As a provider, I’m really impressed with the workflow at One Medical — it is currently my PCP network of choice.A few questions: How does One Medical handle PHI protection? Do you build out healthcare screening software (e.g hey, you’re due for your Tdap!) within One Medical or partner with other MedTech companies?
We build many things internally (like our reminders to get a vaccine or take a mental health questionnaire), and on occasion partner with other companies for more niche offerings.
Very cool!!! Sounds like there’s a ton of flexibility for coming up with and then building out all sorts of neat features :)
I wanted to how important you feel Data Scientist are to health tech companies? Also, how does one ensure that they’re operating within ethical parameters? (E.g. not like Cambridge Analytica)
I'm curious what life is like for you day-to-day... Lots of high level discussions that you strategize and work with your Directors/Senior Leaders in Engineering? Or do you ever get involved in the weeds occasionally? If so, what are some of the technical weeds you get involved with?
I would love to learn more about some resources you use as a CTO to:1. navigate all regulations and privacy constraints in the healthcare industry (PHR, EMRs)2. find info about the best templates for patient-generated data (PHR)3. integrations with third-ârties in healthcare: what are the best success factors and biggest challenges to make that happen? (I am working on integrating with health providers to have PHR or EMR integration but feel a bit naive about the process :))
Also curious about #1!
Where do you see the challenges of health aggregators/marketplaces trying to create a more seamless and customer focused experience.
Being on the biotech/informatics side - does One Medical allow for large datasets to be accessed for physicians and in-house academics to conduct research?
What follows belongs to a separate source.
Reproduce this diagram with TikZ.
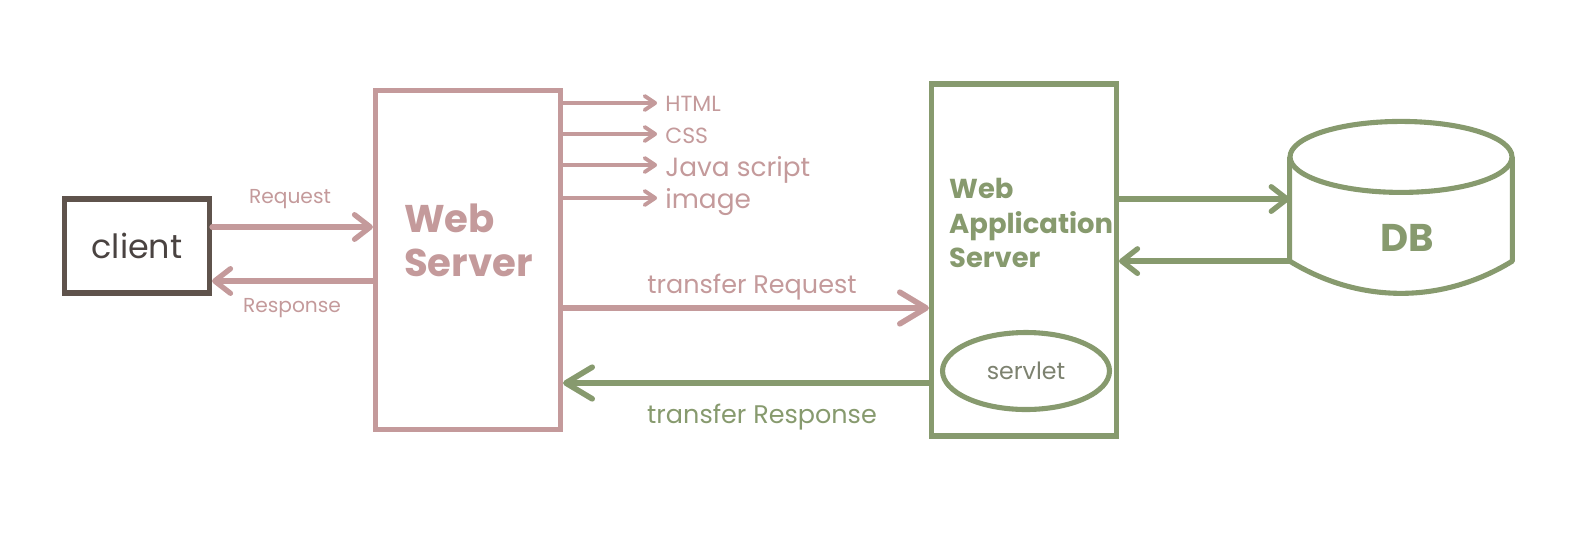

Do you know how these tools compare to Epic or other similar programs that currently allow access? Additionally, does One Medical do any partnering with hospitals to collect and use data and if so are there any big picture plans with the data? (All of this is under the assumption that data is de-identified)
How important is creating a culture in the teams you have built and how did you establish that culture?
Thank you so much for having me! We're hiring across One Medical, particularly technology roles and providers: If you are excited about impacting healthcare at a macro and human scale, please message me.
Hi Kimber! Box has an Anita Borg Scholarship. Gemma Busoni is an extraordinary student - cover of Seventeen Magazine with Michelle Obama, a Peter Theil Fellowship. and a long list of Hackathon wins (we met when her team beat mine 😎💪) - that would love that coveted scholarship. Tips? Gemma's
Hi Kim, thank you for being here! What do you think are the opportunities and challenges in using technology to improve health and healthcare? What differentiate One Medical from others in this aspect?